Awesome to have you back and brilliant scape as usual!


----------



## alto (13 Oct 2020)

Dantrasy said:


> Fish - I'm thinking black lace angelfish.


They’d look amazing as juveniles, but less sure about them as adults - you may need to choose standard fin as the long delicate veil fins may get caught up on rock points (my Asian veil angels were relatively small bodied even as adults but fins extended 35cm tip to tip - no nippy tankmates)
If you do go with angels, follow Takashi Amano advice to feed sparingly, developing more (taller)fin and more streamlined body 

It would be interesting to have a fish that orients to the rock - though I can’t think of anything other than Tanganyikan Rift Lake fish - and then you also have the (fish) challenge of being in Australia


----------



## dw1305 (13 Oct 2020)

Hi all, 





Dantrasy said:


> built it up and did some gluing to get an 'explosion' feel.  It was 70% done in about 1hr.

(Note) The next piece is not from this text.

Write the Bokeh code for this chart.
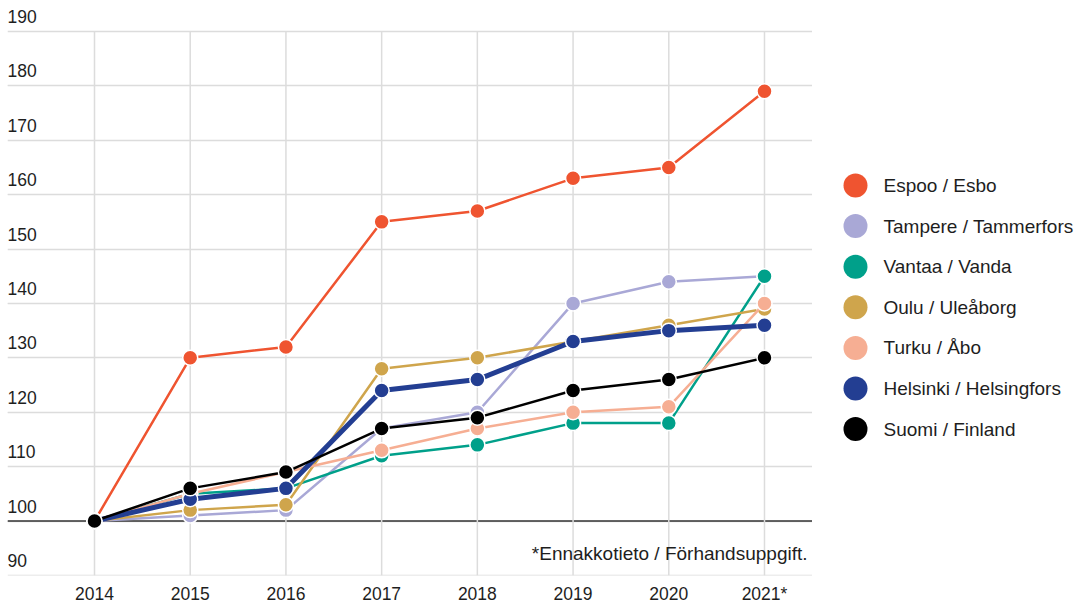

It was that fast.


Were you watching "Game of Thrones"?

cheers Darrel


----------



## GHNelson (13 Oct 2020)

Looks like Dennis the Menace hair do!


----------



## dw1305 (13 Oct 2020)

Hi all,





alto said:


> though I can’t think of anything other than Tanganyikan Rift Lake fish


<"_Julidochromis ornatus_">?

cheers Darrel


----------



## chrisfraser05 (14 Oct 2020)

Beautiful


----------



## rebel (14 Oct 2020)

Dantrasy, you know how to make an entrance! Welcome back.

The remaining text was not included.